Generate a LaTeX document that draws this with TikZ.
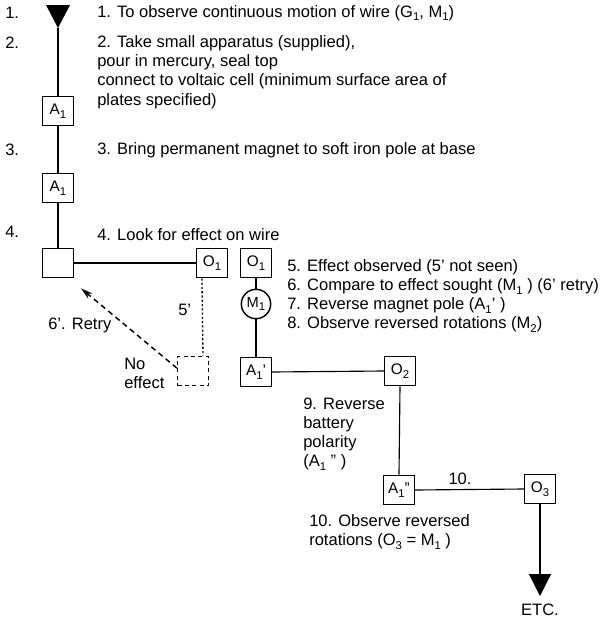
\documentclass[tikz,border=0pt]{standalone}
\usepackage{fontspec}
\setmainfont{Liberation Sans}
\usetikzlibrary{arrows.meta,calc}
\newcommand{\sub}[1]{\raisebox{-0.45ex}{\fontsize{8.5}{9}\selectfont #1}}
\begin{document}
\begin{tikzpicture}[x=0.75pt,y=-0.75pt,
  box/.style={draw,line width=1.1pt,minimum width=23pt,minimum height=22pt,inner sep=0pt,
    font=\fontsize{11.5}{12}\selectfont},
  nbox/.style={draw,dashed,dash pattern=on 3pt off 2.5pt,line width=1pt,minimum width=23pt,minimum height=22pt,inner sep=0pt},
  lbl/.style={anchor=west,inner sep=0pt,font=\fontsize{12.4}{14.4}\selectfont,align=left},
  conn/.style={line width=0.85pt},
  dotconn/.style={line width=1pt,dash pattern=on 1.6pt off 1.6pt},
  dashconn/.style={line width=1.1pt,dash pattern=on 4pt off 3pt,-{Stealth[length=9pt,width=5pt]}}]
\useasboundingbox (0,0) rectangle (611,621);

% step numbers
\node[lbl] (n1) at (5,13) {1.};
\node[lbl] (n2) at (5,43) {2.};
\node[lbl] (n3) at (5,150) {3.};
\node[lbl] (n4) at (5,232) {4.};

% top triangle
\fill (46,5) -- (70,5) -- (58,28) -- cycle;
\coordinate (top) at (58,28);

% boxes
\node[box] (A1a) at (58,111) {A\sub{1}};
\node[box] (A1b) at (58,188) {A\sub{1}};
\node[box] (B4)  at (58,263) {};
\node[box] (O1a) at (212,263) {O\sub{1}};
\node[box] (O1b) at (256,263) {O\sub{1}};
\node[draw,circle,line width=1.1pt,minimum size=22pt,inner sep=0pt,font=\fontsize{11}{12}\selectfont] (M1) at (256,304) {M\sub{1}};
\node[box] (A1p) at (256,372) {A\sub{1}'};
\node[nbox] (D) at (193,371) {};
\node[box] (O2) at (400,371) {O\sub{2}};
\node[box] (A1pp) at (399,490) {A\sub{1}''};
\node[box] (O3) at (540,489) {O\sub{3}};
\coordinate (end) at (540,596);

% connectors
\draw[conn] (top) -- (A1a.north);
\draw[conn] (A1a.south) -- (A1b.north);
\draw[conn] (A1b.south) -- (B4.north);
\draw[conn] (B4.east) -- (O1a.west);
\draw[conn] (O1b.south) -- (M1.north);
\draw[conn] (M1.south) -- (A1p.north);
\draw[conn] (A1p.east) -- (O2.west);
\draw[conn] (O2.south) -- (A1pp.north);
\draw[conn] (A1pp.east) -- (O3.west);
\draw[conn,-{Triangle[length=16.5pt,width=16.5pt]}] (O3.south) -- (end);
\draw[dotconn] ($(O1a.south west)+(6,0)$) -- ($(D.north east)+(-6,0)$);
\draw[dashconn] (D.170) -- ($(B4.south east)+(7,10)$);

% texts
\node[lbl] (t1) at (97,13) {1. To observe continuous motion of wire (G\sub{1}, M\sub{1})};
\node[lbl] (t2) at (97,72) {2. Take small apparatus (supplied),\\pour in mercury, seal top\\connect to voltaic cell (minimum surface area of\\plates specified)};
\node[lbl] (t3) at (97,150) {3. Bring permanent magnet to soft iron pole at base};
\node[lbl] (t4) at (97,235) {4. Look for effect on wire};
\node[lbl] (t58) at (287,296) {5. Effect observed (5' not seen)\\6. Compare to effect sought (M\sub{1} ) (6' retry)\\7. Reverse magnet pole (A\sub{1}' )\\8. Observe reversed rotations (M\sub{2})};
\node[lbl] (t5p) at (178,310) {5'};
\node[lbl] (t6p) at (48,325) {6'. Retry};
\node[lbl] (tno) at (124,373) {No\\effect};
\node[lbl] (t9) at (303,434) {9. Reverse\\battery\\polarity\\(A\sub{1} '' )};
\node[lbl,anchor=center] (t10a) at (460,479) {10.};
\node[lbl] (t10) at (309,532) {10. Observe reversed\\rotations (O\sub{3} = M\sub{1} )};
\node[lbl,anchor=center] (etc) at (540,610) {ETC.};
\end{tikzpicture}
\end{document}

Exercise
Begin at the top of the material above and output each line exactly, stopping after the line that holds "(n4) at (5,232)". Leave out pictures.

Reply
Generate a LaTeX document that draws this with TikZ.
\documentclass[tikz,border=0pt]{standalone}
\usepackage{fontspec}
\setmainfont{Liberation Sans}
\usetikzlibrary{arrows.meta,calc}
\newcommand{\sub}[1]{\raisebox{-0.45ex}{\fontsize{8.5}{9}\selectfont #1}}
\begin{document}
\begin{tikzpicture}[x=0.75pt,y=-0.75pt,
  box/.style={draw,line width=1.1pt,minimum width=23pt,minimum height=22pt,inner sep=0pt,
    font=\fontsize{11.5}{12}\selectfont},
  nbox/.style={draw,dashed,dash pattern=on 3pt off 2.5pt,line width=1pt,minimum width=23pt,minimum height=22pt,inner sep=0pt},
  lbl/.style={anchor=west,inner sep=0pt,font=\fontsize{12.4}{14.4}\selectfont,align=left},
  conn/.style={line width=0.85pt},
  dotconn/.style={line width=1pt,dash pattern=on 1.6pt off 1.6pt},
  dashconn/.style={line width=1.1pt,dash pattern=on 4pt off 3pt,-{Stealth[length=9pt,width=5pt]}}]
\useasboundingbox (0,0) rectangle (611,621);

% step numbers
\node[lbl] (n1) at (5,13) {1.};
\node[lbl] (n2) at (5,43) {2.};
\node[lbl] (n3) at (5,150) {3.};
\node[lbl] (n4) at (5,232) {4.};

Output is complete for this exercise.